#### [Provided data]
==========

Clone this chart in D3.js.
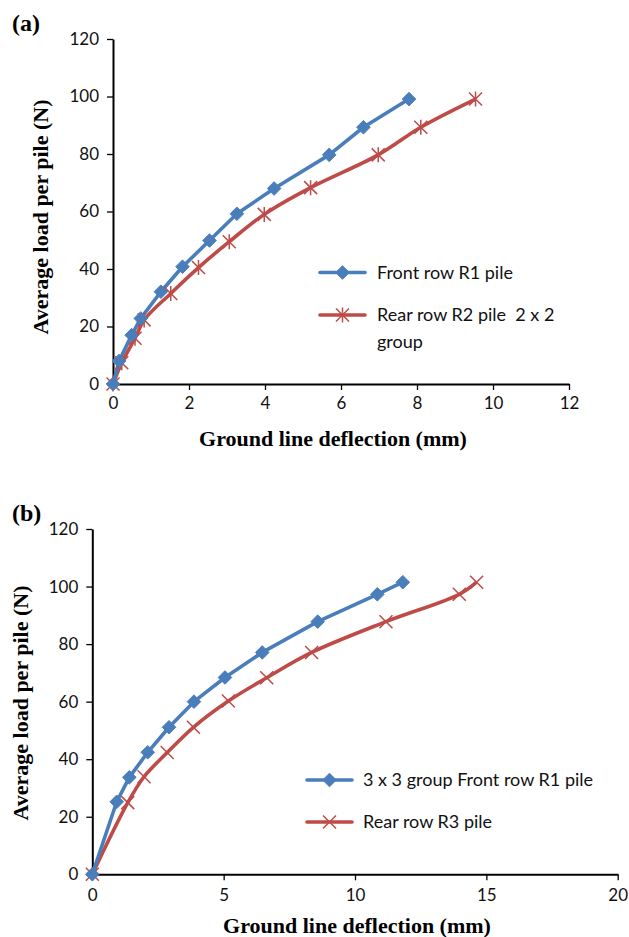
<!DOCTYPE html>
<html>
<head>
<meta charset="utf-8">
<script src="https://cdn.jsdelivr.net/npm/d3@7"></script>
<style>
  html, body { margin: 0; padding: 0; background: #fff; }
  svg { display: block; }
  .tick text { font-family: Lato, "Open Sans", sans-serif; font-size: 17px; fill: #111; }
  .title { font-family: "Liberation Serif", "Times New Roman", serif; font-weight: bold; font-size: 22px; fill: #000; }
  .tag { font-family: "Liberation Serif", "Times New Roman", serif; font-weight: bold; font-size: 24px; fill: #000; }
  .legend text { font-family: Lato, "Open Sans", sans-serif; font-size: 18px; fill: #111; white-space: pre; }
</style>
</head>
<body>
<svg id="chart" width="629" height="937"></svg>
<script>
// Panel (a): 2 x 2 group
const aFrontX = [0, 0.16, 0.49, 0.73, 1.26, 1.83, 2.54, 3.26, 4.24, 5.69, 6.59, 7.79];
const aFrontY = [0, 8, 17, 22.8, 32.1, 40.8, 49.9, 59.2, 68, 79.7, 89.3, 99.1];
const aRearX  = [0, 0.23, 0.58, 0.82, 1.52, 2.25, 3.06, 3.98, 5.2, 6.98, 8.1, 9.54];
const aRearY  = [0, 7.4, 15.9, 22.3, 31.5, 40.5, 49.5, 59, 68.3, 79.7, 89.3, 99.1];
const aXTicks = [0, 2, 4, 6, 8, 10, 12];
const aYTicks = [0, 20, 40, 60, 80, 100, 120];
const aLegend = [["Front row R1 pile"], ["Rear row R2 pile  2 x 2", "group"]];

// Panel (b): 3 x 3 group
const bFrontX = [0, 0.93, 1.41, 2.11, 2.92, 3.87, 5.05, 6.47, 8.58, 10.85, 11.82];
const bFrontY = [0, 25.2, 33.7, 42.4, 51.1, 60, 68.4, 77.1, 87.8, 97.3, 101.5];
const bRearX  = [0, 1.35, 1.97, 2.85, 3.85, 5.18, 6.64, 8.35, 11.18, 13.97, 14.63];
const bRearY  = [0, 24.9, 33.9, 42.3, 51.1, 60.2, 68.3, 77.1, 87.8, 97.3, 101.5];
const bXTicks = [0, 5, 10, 15, 20];
const bYTicks = [0, 20, 40, 60, 80, 100, 120];
const bLegend = [["3 x 3 group Front row R1 pile"], ["Rear row R3 pile"]];

const xTitle = "Ground line deflection (mm)";
const yTitle = "Average load per pile (N)";

const BLUE = "#4A7EBB";
const RED = "#BE4B48";

const svg = d3.select("#chart");

function zip(xs, ys) { return xs.map((x, i) => ({ x: x, y: ys[i] })); }

function drawPanel(cfg) {
  const g = svg.append("g");
  const x = d3.scaleLinear().domain([0, cfg.xMax]).range([cfg.left, cfg.right]);
  const y = d3.scaleLinear().domain([0, 120]).range([cfg.bottom, cfg.top]);

  // axes
  const xAxis = d3.axisBottom(x).tickValues(cfg.xTicks).tickSize(6).tickPadding(cfg.xPad).tickSizeOuter(0);
  const yAxis = d3.axisLeft(y).tickValues(cfg.yTicks).tickSize(6).tickPadding(8).tickSizeOuter(0);
  const gx = g.append("g").attr("transform", `translate(0,${cfg.bottom})`).call(xAxis);
  const gy = g.append("g").attr("transform", `translate(${cfg.left},0)`).call(yAxis);
  [gx, gy].forEach(a => {
    a.select(".domain").attr("stroke", "#000").attr("stroke-width", 2);
    a.selectAll(".tick line").attr("stroke", "#000").attr("stroke-width", 1.3);
  });

  // series lines
  const lineLinear = d3.line().x(d => x(d.x)).y(d => y(d.y));
  const lineSmooth = d3.line().x(d => x(d.x)).y(d => y(d.y)).curve(d3.curveCatmullRom.alpha(0.5));
  const front = zip(cfg.frontX, cfg.frontY);
  const rear = zip(cfg.rearX, cfg.rearY);

  g.append("path").datum(rear).attr("d", lineSmooth)
    .attr("fill", "none").attr("stroke", RED).attr("stroke-width", 3.6).attr("stroke-linejoin", "round");
  g.append("path").datum(front).attr("d", lineLinear)
    .attr("fill", "none").attr("stroke", BLUE).attr("stroke-width", 3.6).attr("stroke-linejoin", "round");

  // rear markers (asterisk or cross)
  const rm = g.append("g");
  rear.forEach(d => drawRearMarker(rm, x(d.x), y(d.y), cfg.star));

  // front markers (diamonds)
  const fm = g.append("g");
  front.forEach(d => drawDiamond(fm, x(d.x), y(d.y)));

  // titles
  g.append("text").attr("class", "title")
    .attr("x", cfg.xTitleX).attr("y", cfg.xTitleY).attr("text-anchor", "middle").text(xTitle);
  g.append("text").attr("class", "title")
    .attr("transform", `translate(${cfg.yTitleX},${cfg.yTitleY}) rotate(-90)`)
    .attr("text-anchor", "middle").text(yTitle);
  g.append("text").attr("class", "tag")
    .attr("x", 12).attr("y", cfg.tagY).text(cfg.tag);

  // legend
  const lg = g.append("g").attr("class", "legend");
  cfg.legend.forEach((lines, i) => {
    const ly = cfg.legY[i];
    lg.append("line").attr("x1", cfg.legX1).attr("x2", cfg.legX2).attr("y1", ly).attr("y2", ly)
      .attr("stroke", i === 0 ? BLUE : RED).attr("stroke-width", 3.6).attr("stroke-linecap", "round");
    const mx = (cfg.legX1 + cfg.legX2) / 2;
    if (i === 0) drawDiamond(lg, mx, ly); else drawRearMarker(lg, mx, ly, cfg.star);
    lines.forEach((t, j) => {
      lg.append("text").attr("x", cfg.legTextX).attr("y", ly + 6 + j * 27)
        .attr("xml:space", "preserve").text(t);
    });
  });
}

function drawDiamond(sel, cx, cy) {
  const r = 6.8;
  sel.append("path")
    .attr("d", `M${cx},${cy - r}L${cx + r},${cy}L${cx},${cy + r}L${cx - r},${cy}Z`)
    .attr("fill", BLUE).attr("stroke", BLUE).attr("stroke-width", 1);
}

function drawRearMarker(sel, cx, cy, star) {
  const r = 6.5;
  const p = `M${cx - r},${cy - r}L${cx + r},${cy + r}M${cx - r},${cy + r}L${cx + r},${cy - r}` +
    (star ? `M${cx},${cy - r - 1}L${cx},${cy + r + 1}` : "");
  sel.append("path").attr("d", p).attr("stroke", RED).attr("stroke-width", 1.5).attr("fill", "none");
}

drawPanel({
  left: 113, right: 569, top: 39, bottom: 384, xMax: 12,
  xTicks: aXTicks, yTicks: aYTicks, xPad: 7,
  frontX: aFrontX, frontY: aFrontY, rearX: aRearX, rearY: aRearY,
  star: true,
  xTitleX: 333, xTitleY: 446, yTitleX: 48, yTitleY: 217,
  tag: "(a)", tagY: 31,
  legend: aLegend, legY: [272.5, 315], legX1: 320, legX2: 365, legTextX: 377
});

drawPanel({
  left: 92.3, right: 617.7, top: 529, bottom: 874.3, xMax: 20,
  xTicks: bXTicks, yTicks: bYTicks, xPad: 9,
  frontX: bFrontX, frontY: bFrontY, rearX: bRearX, rearY: bRearY,
  star: false,
  xTitleX: 357, xTitleY: 933, yTitleX: 28, yTitleY: 703,
  tag: "(b)", tagY: 521,
  legend: bLegend, legY: [780, 822], legX1: 307, legX2: 352, legTextX: 363
});
</script>
</body>
</html>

==========

#### [Task objective]
Set the lines above down again, word for word, from the first through the one containing "function zip(xs, ys)"; pictures excluded.

#### [Problem solution]
Clone this chart in D3.js.
<!DOCTYPE html>
<html>
<head>
<meta charset="utf-8">
<script src="https://cdn.jsdelivr.net/npm/d3@7"></script>
<style>
  html, body { margin: 0; padding: 0; background: #fff; }
  svg { display: block; }
  .tick text { font-family: Lato, "Open Sans", sans-serif; font-size: 17px; fill: #111; }
  .title { font-family: "Liberation Serif", "Times New Roman", serif; font-weight: bold; font-size: 22px; fill: #000; }
  .tag { font-family: "Liberation Serif", "Times New Roman", serif; font-weight: bold; font-size: 24px; fill: #000; }
  .legend text { font-family: Lato, "Open Sans", sans-serif; font-size: 18px; fill: #111; white-space: pre; }
</style>
</head>
<body>
<svg id="chart" width="629" height="937"></svg>
<script>
// Panel (a): 2 x 2 group
const aFrontX = [0, 0.16, 0.49, 0.73, 1.26, 1.83, 2.54, 3.26, 4.24, 5.69, 6.59, 7.79];
const aFrontY = [0, 8, 17, 22.8, 32.1, 40.8, 49.9, 59.2, 68, 79.7, 89.3, 99.1];
const aRearX  = [0, 0.23, 0.58, 0.82, 1.52, 2.25, 3.06, 3.98, 5.2, 6.98, 8.1, 9.54];
const aRearY  = [0, 7.4, 15.9, 22.3, 31.5, 40.5, 49.5, 59, 68.3, 79.7, 89.3, 99.1];
const aXTicks = [0, 2, 4, 6, 8, 10, 12];
const aYTicks = [0, 20, 40, 60, 80, 100, 120];
const aLegend = [["Front row R1 pile"], ["Rear row R2 pile  2 x 2", "group"]];

// Panel (b): 3 x 3 group
const bFrontX = [0, 0.93, 1.41, 2.11, 2.92, 3.87, 5.05, 6.47, 8.58, 10.85, 11.82];
const bFrontY = [0, 25.2, 33.7, 42.4, 51.1, 60, 68.4, 77.1, 87.8, 97.3, 101.5];
const bRearX  = [0, 1.35, 1.97, 2.85, 3.85, 5.18, 6.64, 8.35, 11.18, 13.97, 14.63];
const bRearY  = [0, 24.9, 33.9, 42.3, 51.1, 60.2, 68.3, 77.1, 87.8, 97.3, 101.5];
const bXTicks = [0, 5, 10, 15, 20];
const bYTicks = [0, 20, 40, 60, 80, 100, 120];
const bLegend = [["3 x 3 group Front row R1 pile"], ["Rear row R3 pile"]];

const xTitle = "Ground line deflection (mm)";
const yTitle = "Average load per pile (N)";

const BLUE = "#4A7EBB";
const RED = "#BE4B48";

const svg = d3.select("#chart");

function zip(xs, ys) { return xs.map((x, i) => ({ x: x, y: ys[i] })); }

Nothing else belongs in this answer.